When drumming up new business, do you prospect at random or do you have a strategic plan?  Below are 5 key benefits of having a selling system.

       1.  Repetition – The more you repeat a process, the more proficient you become at that process. It’s difficult to master anything without repetition. Do you want the doctor whose surgical procedure is a little different every time to operate on you? Or, would you prefer the doctor who has honed his skills and process through repetition.

       2.  Control – It’s extremely difficult to control anything, including a sales process, if you don’t know where you’re going or how you’re going to get there. Sales professionals who do not have a selling strategy usually relinquish control to the prospect. Thus, the prospect who is in control of their buying cycle is also now in control of the selling process. You become a passenger who is along for the ride.

       3.  Shorten the selling cycle – Without a strategy or a process, you are wandering aimlessly through the selling cycle. However, with a strategy or plan of attack, since you know where you are going and what you hope to achieve, the journey is usually much shorter.
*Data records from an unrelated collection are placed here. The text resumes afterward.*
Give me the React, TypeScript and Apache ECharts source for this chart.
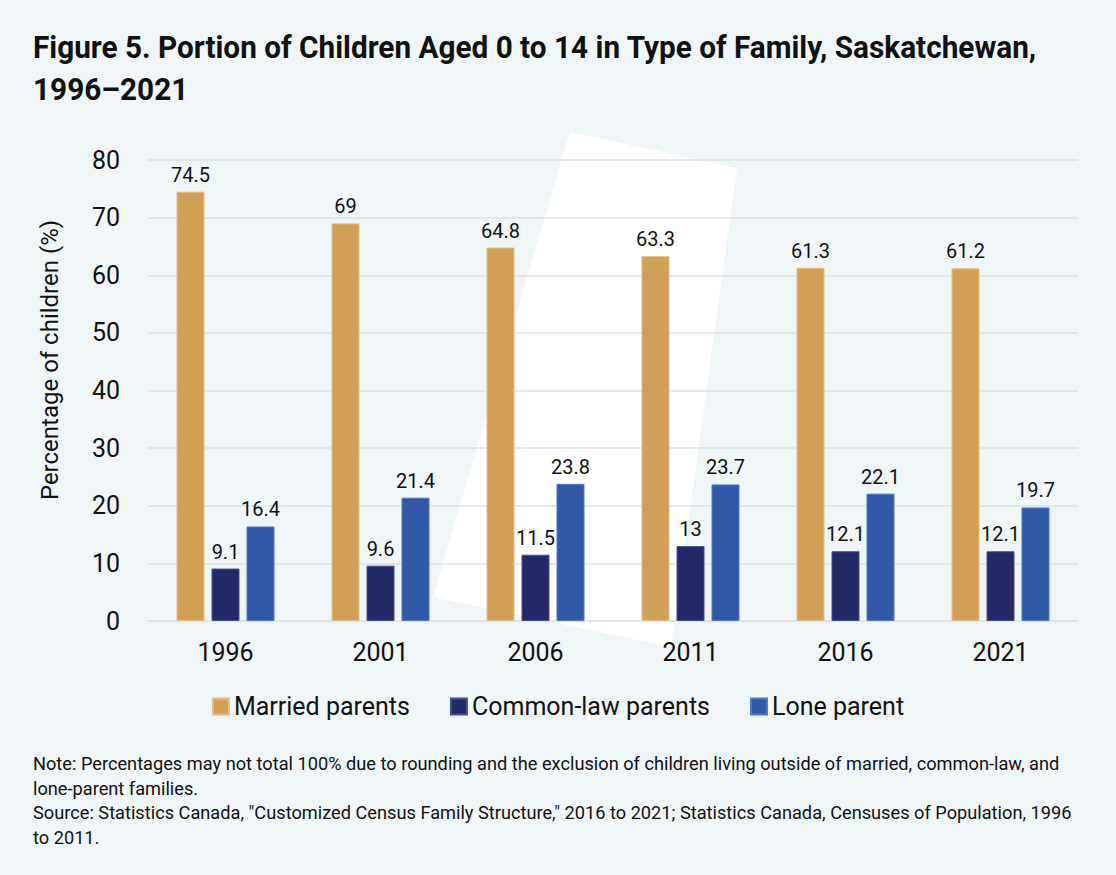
import React, { useEffect, useRef } from "react";
import * as echarts from "echarts";

const categories = ["1996", "2001", "2006", "2011", "2016", "2021"];
const married = [74.5, 69, 64.8, 63.3, 61.3, 61.2];
const commonLaw = [9.1, 9.6, 11.5, 13, 12.1, 12.1];
const loneParent = [16.4, 21.4, 23.8, 23.7, 22.1, 19.7];
const seriesNames = ["Married parents", "Common-law parents", "Lone parent"];
const colors = ["#CFA055", "#222966", "#3159A8"];
const borders = ["#E2BE85", "#4A4F86", "#5577BC"];
const yAxisName = "Percentage of children (%)";
const titleLines = [
  "Figure 5. Portion of Children Aged 0 to 14 in Type of Family, Saskatchewan,",
  "1996–2021",
];
const noteLines = [
  "Note: Percentages may not total 100% due to rounding and the exclusion of children living outside of married, common-law, and",
  "lone-parent families.",
  "Source: Statistics Canada, \"Customized Census Family Structure,\" 2016 to 2021; Statistics Canada, Censuses of Population, 1996",
  "to 2011.",
];

const FONT = "Roboto, 'Liberation Sans', sans-serif";

function measure(text: string, font: string): number {
  const c = document.createElement("canvas");
  const ctx = c.getContext("2d");
  if (!ctx) return 1;
  ctx.font = font;
  return ctx.measureText(text).width || 1;
}

export default function App() {
  const ref = useRef<HTMLDivElement>(null);
  useEffect(() => {
    document.body.style.margin = "0";
    if (!ref.current) return;
    const chart = echarts.init(ref.current, null, { renderer: "svg" });
    const data = [married, commonLaw, loneParent];
    const titleSize = 32;
    const noteSize = 18;
    const titleScale = (1037 - 33) / measure(titleLines[0], `bold ${titleSize}px Roboto`);
    const noteScale = (1060 - 33) / measure(noteLines[0], `${noteSize}px Roboto`);
    chart.setOption({
      animation: false,
      backgroundColor: "#F0F5F8",
      textStyle: { fontFamily: FONT },
      graphic: [
        {
          type: "polygon",
          z: -10,
          silent: true,
          shape: {
            points: [
              [570, 132],
              [737, 168],
              [671, 647],
              [433, 597],
            ],
          },
          style: { fill: "#FFFFFF" },
        },
        {
          type: "text",
          x: 50,
          y: 360,
          rotation: Math.PI / 2,
          style: {
            text: yAxisName,
            fontFamily: "Roboto",
            fontSize: 24,
            fill: "#111111",
            align: "center",
            verticalAlign: "middle",
          },
        },
        ...titleLines.map((t, i) => ({
          type: "text",
          x: 33,
          y: 47 + i * 42,
          scaleX: titleScale,
          style: {
            text: t,
            fontFamily: "Roboto",
            fontSize: titleSize,
            fontWeight: "bold",
            fill: "#111111",
            verticalAlign: "middle",
            align: "left",
          },
        })),
        ...noteLines.map((t, i) => ({
          type: "text",
          x: 33,
          y: 764 + i * 24.5,
          scaleX: noteScale,
          style: {
            text: t,
            fontFamily: "Roboto",
            fontSize: noteSize,
            fill: "#111111",
            verticalAlign: "middle",
            align: "left",
          },
        })),
      ],
      legend: {
        data: seriesNames,
        left: "center",
        top: 689,
        itemWidth: 16,
        itemHeight: 16,
        itemGap: 40,
        icon: "rect",
        textStyle: { fontFamily: FONT, fontSize: 25, color: "#111111", padding: [0, 0, 0, 0] },
      },
      grid: { left: 148, right: 38, top: 160, bottom: 254 },
      xAxis: {
        type: "category",
        data: categories,
        axisLine: { lineStyle: { color: "#DCE1E6", width: 1.5 } },
        axisTick: { show: false },
        axisLabel: { fontFamily: FONT, fontSize: 25, color: "#111111", margin: 19 },
      },
      yAxis: {
        type: "value",
        min: 0,
        max: 80,
        interval: 10,
        axisLine: { show: false },
        axisTick: { show: false },
        axisLabel: { fontFamily: FONT, fontSize: 25, color: "#111111", margin: 28 },
        splitLine: { lineStyle: { color: "#DCE1E6", width: 1.5 } },
      },
      series: seriesNames.map((name, i) => ({
        name,
        type: "bar",
        data: data[i],
        barWidth: 28,
        barGap: "25%",
        itemStyle: { color: colors[i], borderColor: borders[i], borderWidth: 1 },
        label: {
          show: true,
          position: "top",
          distance: 7,
          fontFamily: FONT,
          fontSize: 20,
          color: "#111111",
        },
      })),
    });
    return () => chart.dispose();
  }, []);
  return <div ref={ref} style={{ width: 1116, height: 875 }} />;
}
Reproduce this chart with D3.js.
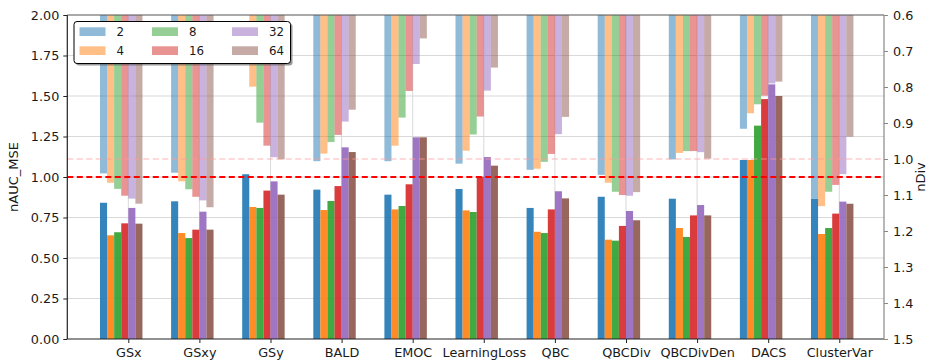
<!DOCTYPE html>
<html>
<head>
<meta charset="utf-8">
<script src="https://cdn.jsdelivr.net/npm/d3@7"></script>
<style>
  html, body { margin: 0; padding: 0; background: #fff; }
  svg { display: block; font-family: "DejaVu Sans", sans-serif; }
</style>
</head>
<body>
<svg id="chart" width="933" height="362"></svg>
<script>
// Query strategies on the x axis
const categories = ["GSx", "GSxy", "GSy", "BALD", "EMOC", "LearningLoss", "QBC",
                    "QBCDiv", "QBCDivDen", "DACS", "ClusterVar"];
// Batch sizes (legend entries)
const batchSizes = ["2", "4", "8", "16", "32", "64"];

// nAUC_MSE per batch size (left axis, solid bars)
const nauc2  = [0.841, 0.850, 1.017, 0.922, 0.891, 0.926, 0.809, 0.878, 0.866, 1.105, 0.866];
const nauc4  = [0.640, 0.654, 0.815, 0.796, 0.800, 0.794, 0.662, 0.613, 0.685, 1.105, 0.648];
const nauc8  = [0.659, 0.623, 0.809, 0.852, 0.821, 0.784, 0.654, 0.607, 0.630, 1.317, 0.685];
const nauc16 = [0.714, 0.675, 0.916, 0.944, 0.955, 1.002, 0.800, 0.698, 0.763, 1.481, 0.774];
const nauc32 = [0.809, 0.786, 0.973, 1.183, 1.245, 1.123, 0.912, 0.790, 0.827, 1.572, 0.848];
const nauc64 = [0.712, 0.675, 0.891, 1.154, 1.245, 1.070, 0.868, 0.733, 0.763, 1.500, 0.835];

// nDiv per batch size (right axis, inverted, translucent bars hanging from the top)
const ndiv2  = [1.040, 1.038, 0.580, 1.006, 1.006, 1.013, 1.030, 1.044, 1.001, 0.916, 1.110];
const ndiv4  = [1.066, 1.062, 0.799, 0.985, 0.963, 0.977, 1.027, 1.066, 0.983, 0.873, 1.131];
const ndiv8  = [1.083, 1.084, 0.899, 0.953, 0.885, 0.932, 1.008, 1.091, 0.978, 0.848, 1.091];
const ndiv16 = [1.102, 1.105, 0.963, 0.933, 0.811, 0.882, 0.986, 1.100, 0.978, 0.824, 1.072];
const ndiv32 = [1.110, 1.115, 0.995, 0.896, 0.736, 0.810, 0.931, 1.102, 0.981, 0.790, 1.042];
const ndiv64 = [1.124, 1.134, 1.001, 0.863, 0.665, 0.746, 0.883, 1.092, 0.999, 0.785, 0.938];

const leftTicks  = [0, 0.25, 0.5, 0.75, 1.0, 1.25, 1.5, 1.75, 2.0];
const rightTicks = [0.6, 0.7, 0.8, 0.9, 1.0, 1.1, 1.2, 1.3, 1.4, 1.5];

const naucSeries = [nauc2, nauc4, nauc8, nauc16, nauc32, nauc64];
const ndivSeries = [ndiv2, ndiv4, ndiv8, ndiv16, ndiv32, ndiv64];
const colors = ["#1f77b4", "#ff7f0e", "#2ca02c", "#d62728", "#9467bd", "#8c564b"];

const svg = d3.select("#chart");
const plot = { left: 67.3, right: 884, top: 15, bottom: 339 };

const x = d3.scaleLinear().domain([-0.858, 10.629]).range([plot.left, plot.right]);
const yL = d3.scaleLinear().domain([0, 2]).range([plot.bottom, plot.top]);
const yR = d3.scaleLinear().domain([0.6, 1.5]).range([plot.top, plot.bottom]);
const barW = 0.0995; // in category units

svg.append("defs").append("clipPath").attr("id", "plotClip")
  .append("rect").attr("x", plot.left).attr("y", plot.top)
  .attr("width", plot.right - plot.left).attr("height", plot.bottom - plot.top);

// grid
const grid = svg.append("g").attr("stroke", "#d9d9d9").attr("stroke-width", 1);
grid.selectAll(".hg").data(leftTicks.slice(1, -1)).join("line")
  .attr("x1", plot.left).attr("x2", plot.right)
  .attr("y1", d => yL(d)).attr("y2", d => yL(d));
grid.selectAll(".vg").data(categories).join("line")
  .attr("x1", (d, i) => x(i)).attr("x2", (d, i) => x(i))
  .attr("y1", plot.top).attr("y2", plot.bottom);

const bars = svg.append("g").attr("clip-path", "url(#plotClip)");

// translucent nDiv bars hanging from the top of the axis
ndivSeries.forEach((vals, j) => {
  bars.append("g").attr("fill", colors[j]).attr("fill-opacity", 0.5)
    .selectAll("rect").data(vals).join("rect")
    .attr("x", (d, i) => x(i + (j - 4) * barW))
    .attr("width", x(barW) - x(0))
    .attr("y", plot.top)
    .attr("height", d => Math.max(0, yR(d) - yR(0.6)));
});

// solid nAUC_MSE bars
naucSeries.forEach((vals, j) => {
  bars.append("g").attr("fill", colors[j]).attr("fill-opacity", 0.9)
    .selectAll("rect").data(vals).join("rect")
    .attr("x", (d, i) => x(i + (j - 4) * barW))
    .attr("width", x(barW) - x(0))
    .attr("y", d => yL(d))
    .attr("height", d => yL(0) - yL(d));
});

// reference lines at 1.0
svg.append("line")
  .attr("x1", plot.left).attr("x2", plot.right)
  .attr("y1", yR(1.0)).attr("y2", yR(1.0))
  .attr("stroke", "#ff9999").attr("stroke-opacity", 0.5).attr("stroke-width", 1.6)
  .attr("stroke-dasharray", "6,3.5");
svg.append("line")
  .attr("x1", plot.left).attr("x2", plot.right)
  .attr("y1", yL(1.0)).attr("y2", yL(1.0))
  .attr("stroke", "#ff0000").attr("stroke-width", 1.8)
  .attr("stroke-dasharray", "6,3.5");

// axes
const fontSize = 12.8;
const leftAxis = svg.append("g").attr("transform", `translate(${plot.left},0)`)
  .call(d3.axisLeft(yL).tickValues(leftTicks).tickFormat(d3.format(".2f"))
    .tickSize(4).tickPadding(4));
const rightAxis = svg.append("g").attr("transform", `translate(${plot.right},0)`)
  .call(d3.axisRight(yR).tickValues(rightTicks).tickFormat(d3.format(".1f"))
    .tickSize(4).tickPadding(5));
const bottomAxis = svg.append("g").attr("transform", `translate(0,${plot.bottom})`)
  .call(d3.axisBottom(x).tickValues(d3.range(categories.length))
    .tickFormat(i => categories[i]).tickSize(4).tickPadding(5));

[leftAxis, rightAxis, bottomAxis].forEach(a => {
  a.selectAll("text").attr("font-family", "DejaVu Sans").attr("font-size", fontSize).attr("fill", "#1a1a1a");
  a.select(".domain").remove();
});
leftAxis.selectAll(".tick line").attr("stroke", "#222");
bottomAxis.selectAll(".tick line").attr("stroke", "#222");
rightAxis.selectAll(".tick line").attr("stroke", "#888");

// spines
svg.append("line").attr("x1", plot.left).attr("x2", plot.left)
  .attr("y1", plot.top).attr("y2", plot.bottom).attr("stroke", "#222").attr("stroke-width", 1.2);
svg.append("line").attr("x1", plot.left).attr("x2", plot.right)
  .attr("y1", plot.bottom).attr("y2", plot.bottom).attr("stroke", "#222").attr("stroke-width", 1.2);
svg.append("line").attr("x1", plot.left).attr("x2", plot.right)
  .attr("y1", plot.top).attr("y2", plot.top).attr("stroke", "#555").attr("stroke-width", 1.2);
svg.append("line").attr("x1", plot.right).attr("x2", plot.right)
  .attr("y1", plot.top).attr("y2", plot.bottom).attr("stroke", "#888").attr("stroke-width", 1.2);

// axis titles
svg.append("text").text("nAUC_MSE")
  .attr("transform", `translate(18,${(plot.top + plot.bottom) / 2}) rotate(-90)`)
  .attr("text-anchor", "middle").attr("font-size", 13).attr("fill", "#1a1a1a");
svg.append("text").text("nDiv")
  .attr("transform", `translate(925,${(plot.top + plot.bottom) / 2}) rotate(-90)`)
  .attr("text-anchor", "middle").attr("font-size", 13).attr("fill", "#1a1a1a");

// legend
const lg = svg.append("g").attr("transform", "translate(74,21.5)");
lg.append("rect").attr("x", 2).attr("y", 2).attr("width", 216.5).attr("height", 42)
  .attr("rx", 3).attr("fill", "#555").attr("fill-opacity", 0.6);
lg.append("rect").attr("x", 0).attr("y", 0).attr("width", 216.5).attr("height", 42)
  .attr("rx", 3).attr("fill", "#fff").attr("stroke", "#000").attr("stroke-width", 1);
const colX = [5.5, 78, 158];
batchSizes.forEach((b, j) => {
  const col = Math.floor(j / 2), row = j % 2;
  const item = lg.append("g").attr("transform", `translate(${colX[col]},${5.8 + row * 19})`);
  item.append("rect").attr("width", 26).attr("height", 8.7)
    .attr("fill", colors[j]).attr("fill-opacity", 0.5);
  item.append("text").text(b).attr("x", 37).attr("y", 9)
    .attr("font-size", 11.8).attr("fill", "#1a1a1a");
});
</script>
</body>
</html>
       4.  Clear understanding – A strategy allows a salesperson to have a clear vision of where they stand each step of the way. It also clears up the mutual mystification, which can happen between sales professionals and prospects as to… what happens next?

       5.  Accident report – A strategy provides self-accountability and a mechanism for you to file an accident report. When you don’t make a sale, you can analyze what, when and how you went wrong. You can retrace your steps and learn from your mistakes.

Remember: You can’t manage what you can’t measure – a strategy is a measurement tool.